Short Takes On The News: Public Defenders, Lawyer Ideology, and Faculty Pay

Short Takes on the News

The Governor of Maine is promoting legislation that would revise how representation for indigent criminal defendants is organized in that state.  Rather than organizing a public entity to perform the work, the State would contract with lawyers for individual cases.  The story in the Bangor Daily News doesn’t mention this directly, but this would likely save a cat box load of money that would go to government pensions for state employed Public Defenders otherwise.  I wonder if Maine would be willing to try this same approach with the Prosecutor’s Office.  Probably not.

Has anyone ever wondered about the political ideology of the legal academy?  I’d say the answer is no only because the bias anecdotally appears to be liberal.  Well, someone took the time and effort to measure that bias in multiple contexts.  A new paper called The Political Ideologies of the American Lawyer by Adam Bonica, Adam S. Chilton, and Maya Sen seems to confirm just where that bias lines up on a spectrum of left and right.  The legal profession collectively lines up somewhere center left close to where Bill Clinton would be (he’s a marker on the chart along with other well-known politicians).  Medical doctors and bankers tend to be more to the right.  Go figure.

Graduates of elite law schools tend to be more liberal:

The most striking result in Figure 6 is that all 14 top law schools have distributions that lean to the left.
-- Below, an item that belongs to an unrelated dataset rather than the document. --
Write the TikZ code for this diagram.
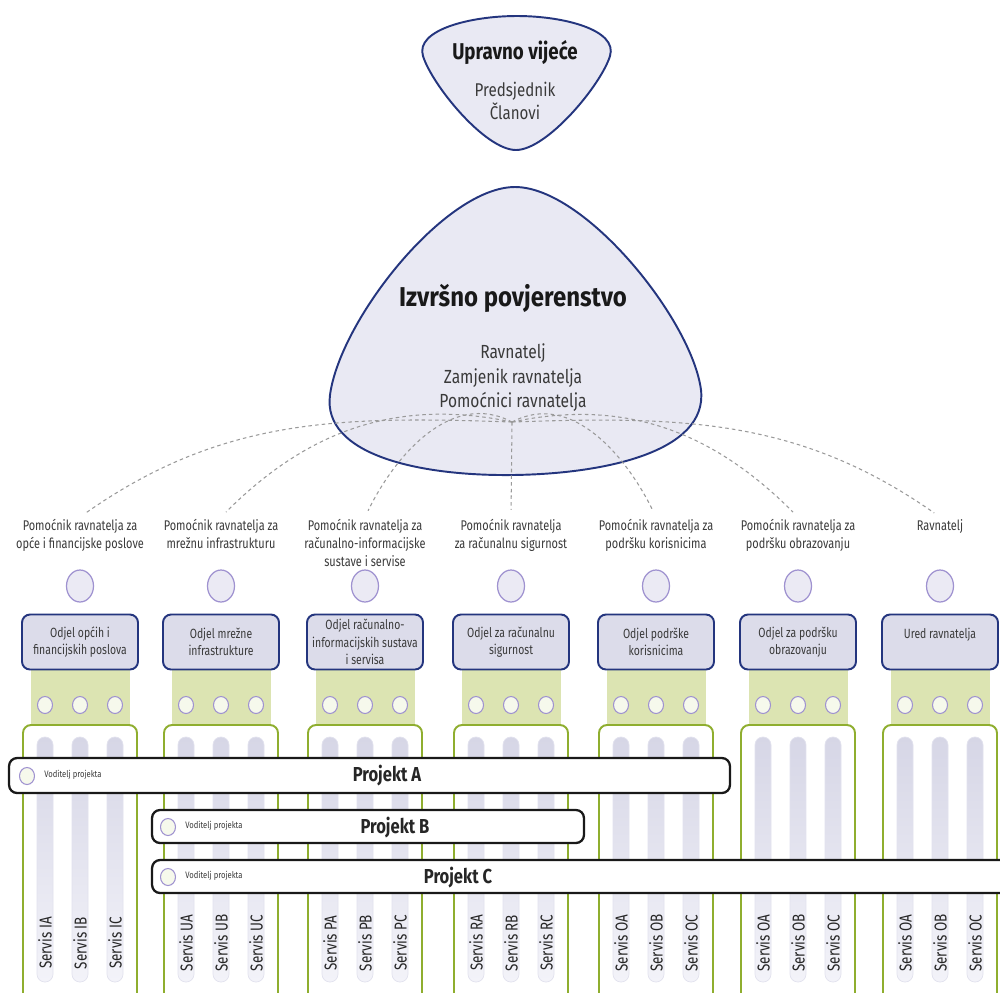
\documentclass[tikz,border=0pt]{standalone}
\usepackage{fontspec}
\setmainfont{Fira Sans}[FakeStretch=0.82]
\newfontfamily\smallf{Fira Sans}[FakeStretch=0.78]
\newfontfamily\titlef{Fira Sans}[FakeStretch=0.88]
\usetikzlibrary{shapes.geometric}
\definecolor{navy}{HTML}{24357E}
\definecolor{shapefill}{HTML}{E9E9F3}
\definecolor{deptfill}{HTML}{DCDCEA}
\definecolor{txtgray}{HTML}{3A3A3A}
\definecolor{dashgray}{HTML}{9A9A9A}
\definecolor{lav}{HTML}{9F92D0}
\definecolor{asstfill}{HTML}{EBEAF4}
\definecolor{dotfill}{HTML}{F6F9EC}
\definecolor{bandgreen}{HTML}{DCE4B2}
\definecolor{bordergreen}{HTML}{8FAE2F}
\definecolor{pilltop}{HTML}{D6D6E6}
\definecolor{pillbot}{HTML}{F3F3F9}
\definecolor{pillborder}{HTML}{E2E2EE}
\begin{document}
\begin{tikzpicture}[x=0.02cm,y=-0.02cm,
  lbl/.style={align=center, font=\smallf\fontsize{8}{10.2}\selectfont, text=txtgray, inner sep=1pt, anchor=north},
  dept/.style={draw=navy, line width=1.1pt, fill=deptfill, rounded corners=0.16cm, minimum width=2.32cm, minimum height=1.1cm, align=center, font=\smallf\fontsize{7.6}{9.9}\selectfont, text=txtgray, inner sep=1pt},
  asst/.style={ellipse, draw=lav, fill=asstfill, line width=0.7pt, minimum width=0.54cm, minimum height=0.64cm, inner sep=0pt},
  dotc/.style={ellipse, draw=lav, fill=dotfill, line width=0.6pt, minimum width=0.3cm, minimum height=0.34cm, inner sep=0pt},
  conn/.style={draw=dashgray, dash pattern=on 2pt off 1.8pt, line width=0.6pt, shorten >=4pt},
  projbar/.style={draw=black!90, line width=1.3pt, fill=white, rounded corners=0.16cm, minimum height=0.7cm, inner sep=0pt},
  ptitle/.style={font=\bfseries\fontsize{11.5}{13}\selectfont, text=black!85},
  vod/.style={font=\fontsize{5.3}{6}\selectfont, text=txtgray, anchor=west, inner sep=0pt},
  svc/.style={font=\smallf\fontsize{9.8}{11}\selectfont, rotate=90, text=black!85, inner sep=0pt},
  shapeline/.style={draw=navy, line width=1.1pt, fill=shapefill}
]
\clip (0,0) rectangle (1000,992);
\fill[white] (0,0) rectangle (1000,992);

% Upravno vijece
\path[shapeline] (516,150) .. controls (485,150) and (432,85) .. (423,56)
  .. controls (415,30) and (470,16) .. (517,16)
  .. controls (564,16) and (618,30) .. (610,56)
  .. controls (601,85) and (547,150) .. (516,150) -- cycle;
\node[font=\bfseries\fontsize{13}{15}\selectfont, text=black!90] (uvt) at (515,52) {Upravno vijeće};
\node[align=center, font=\fontsize{10.5}{13}\selectfont, text=txtgray] (uvs) at (515,101) {Predsjednik\\Članovi};

% Izvrsno povjerenstvo
\path[shapeline] (512,475) .. controls (420,476) and (322,455) .. (330,395)
  .. controls (340,320) and (445,187) .. (515,187)
  .. controls (585,187) and (692,320) .. (701,390)
  .. controls (708,452) and (604,474) .. (512,475) -- cycle;
\node[font=\titlef\bfseries\fontsize{15.5}{17}\selectfont, text=black!90] (ipt) at (513,298) {Izvršno povjerenstvo};
\node[align=center, font=\fontsize{10.8}{13.9}\selectfont, text=txtgray] (ips) at (513,378) {Ravnatelj\\Zamjenik ravnatelja\\Pomoćnici ravnatelja};
\coordinate (hub) at (512,422);

% labels
\node[lbl] (l1) at (80,517) {Pomoćnik ravnatelja za\\opće i financijske poslove};
\node[lbl] (l2) at (221,517) {Pomoćnik ravnatelja za\\mrežnu infrastrukturu};
\node[lbl] (l3) at (365,517) {Pomoćnik ravnatelja za\\računalno-informacijske\\sustave i servise};
\node[lbl] (l4) at (511,517) {Pomoćnik ravnatelja\\za računalnu sigurnost};
\node[lbl] (l5) at (656,517) {Pomoćnik ravnatelja za\\podršku korisnicima};
\node[lbl] (l6) at (798,517) {Pomoćnik ravnatelja za\\podršku obrazovanju};
\node[lbl] (l7) at (940,517) {Ravnatelj};

% dashed connectors
\draw[conn] (hub) to[out=178,in=35] (l1.north);
\draw[conn] (hub) to[out=168,in=45] (l2.north);
\draw[conn] (hub) to[out=152,in=64] (l3.north);
\draw[conn] (hub) -- (l4.north);
\draw[conn] (hub) to[out=28,in=116] (l5.north);
\draw[conn] (hub) to[out=12,in=135] (l6.north);
\draw[conn] (hub) to[out=2,in=145] (l7.north);

% columns
\foreach \c/\n/\t/\sa/\sb/\sc in {
  80/1/{Odjel općih i\\financijskih poslova}/IA/IB/IC,
  221/2/{Odjel mrežne\\infrastrukture}/UA/UB/UC,
  365/3/{Odjel računalno-\\informacijskih sustava\\i servisa}/PA/PB/PC,
  511/4/{Odjel za računalnu\\sigurnost}/RA/RB/RC,
  656/5/{Odjel podrške\\korisnicima}/OA/OB/OC,
  798/6/{Odjel za podršku\\obrazovanju}/OA/OB/OC,
  940/7/{Ured ravnatelja\\~}/OA/OB/OC}{
  \node[asst] (a\n) at (\c,586) {};
  \fill[bandgreen] (\c-49,668) rectangle (\c+50,726);
  \node[dept] (d\n) at (\c,642) {\t};
  \draw[bordergreen, line width=1.1pt, fill=white, rounded corners=0.16cm] (\c-57,725) rectangle (\c+57,1010);
  \foreach \o/\s in {-35/\sa,0/\sb,35/\sc}{
    \node[dotc] at (\c+\o,705) {};
    \shadedraw[top color=pilltop, bottom color=pillbot, draw=pillborder, line width=0.4pt, rounded corners=0.158cm] (\c+\o-8,737) rectangle (\c+\o+8,982);
    \node[svc] at (\c+\o,943) {Servis \s};
  }
}

% projects
\node[projbar, minimum width=14.42cm] (pa) at (369.5,775.5) {};
\node[dotc] (pac) at (27,776) {};
\node[vod] (pav) at (44,775) {Voditelj projekta};
\node[ptitle] (pat) at (387,776) {Projekt A};

\node[projbar, minimum width=8.64cm, minimum height=0.66cm] (pb) at (368,826.5) {};
\node[dotc] (pbc) at (168,827) {};
\node[vod] (pbv) at (185,826) {Voditelj projekta};
\node[ptitle] (pbt) at (395,828) {Projekt B};

\node[projbar, minimum width=17.36cm, minimum height=0.66cm] (pc) at (586,876.5) {};
\node[dotc] (pcc) at (168,877) {};
\node[vod] (pcv) at (185,876) {Voditelj projekta};
\node[ptitle] (pct) at (458,878) {Projekt C};
\end{tikzpicture}
\end{document}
That is, there are more liberal alumni from those schools than there are conservative alumni. Not only do all of the schools lean to the left, the skew is fairly extreme in several of the schools. Perhaps unsurprisingly, the University of California, Berkeley has the most liberal leaning distribution of alumni of all the elite law schools. That said, although the ideology of Berkeley graduates skews the furthest to the left, it is obviously not the only school with a heavily left skewed distribution. In fact, all of the top six law schools—Yale, Harvard, Stanford, Columbia, Chicago, and NYU—have a relatively small number of graduates with conservative CFscores.

There’s a joke in there somewhere but I’m not the one who is going to make it.

There is an in depth write-up of the paper in Quartz.  It can be downloaded here.

Finally, the EEOC has investigated pay discrepancies between male and female faculty members at the University of Denver and wouldn’t you know it, there is a pay gap.  Moreover, it’s been going on for at least four decades.  The story is in the Chronicle of Higher Education and the Denver Post.  I guess liberality stops at the paymaster window, at least at UD.